駆け引きや遠回しの言い方ではなく、あくまで直接に、すなわちストレートに。
人が素直になるときに生じる変化と成長。年齢や性別や、あるいは社会的立場や、そういうものを超えてつながるときに起こる奇蹟。
原点に戻る日だと思った。
自作の改訂を中心とした紆余曲折を経て、アントン・ブルックナーが行き着いた最後の境地。作曲家自身が作品を神に捧げることを表明したように、ここには未完成であるがゆえのあまりに人間らしい弱さを秘めた崇高さが存在する。
だからこそ、至純の、人間っぽさを感じさせない演奏よりも、もっと人間臭い、時に荒れ狂う表現こそが相応しいのかもなどと、オイゲン・ヨッフムが1960年代に録音したものを聴いて想像した。
35年前、僕が愛聴していた演奏。
ちなみに、ギュンター・ヴァントの最後の来日公演でのそれを聴いて以降、少なくともこの交響曲に関しては僕の中では打ち止めとした。「人間を感じさせない」という意味で、以来、あれ以上のものはもちろん聴いていない。
実演では唯一無二、おそらく今後もあれを凌駕するものはなかなか出まい。別格なのである。
しかし、だからこそブルックナーにおいても原点に戻るんだ。
時に過剰にテンポが動き、そして少々恣意的な「間」が置かれる動的な演奏に、あらためて新鮮さを感じるのだから、面白いもの。
・ブルックナー:交響曲第9番ニ短調(ノーヴァク版)
オイゲン・ヨッフム指揮ベルリン・フィルハーモニー管弦楽団(1964.12.5録音)

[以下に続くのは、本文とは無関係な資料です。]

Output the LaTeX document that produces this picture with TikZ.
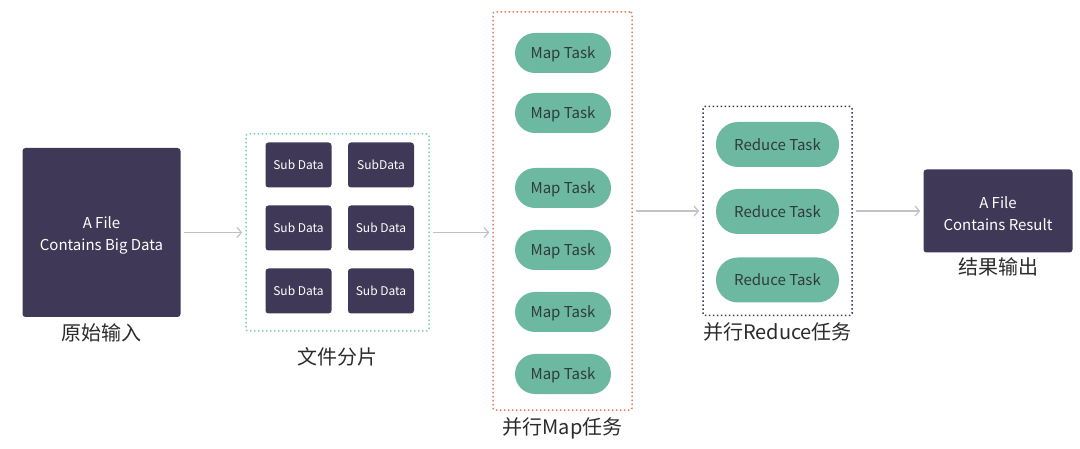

完璧なアンサンブルと、指揮者の解釈を見事に音化するオーケストラの力量がものをいう。
ベルリン・フィルのパワーが炸裂する。
最も安心して聴けるのが、終楽章アダージョの、いつ果てるとも知らぬ夢見心地の弦の響きと呼吸の深い金管の慟哭の調べ。
もはや言葉を尽くしても語り切ることのできない至宝。
ヨッフムの音楽は50余年を経ても色褪せない。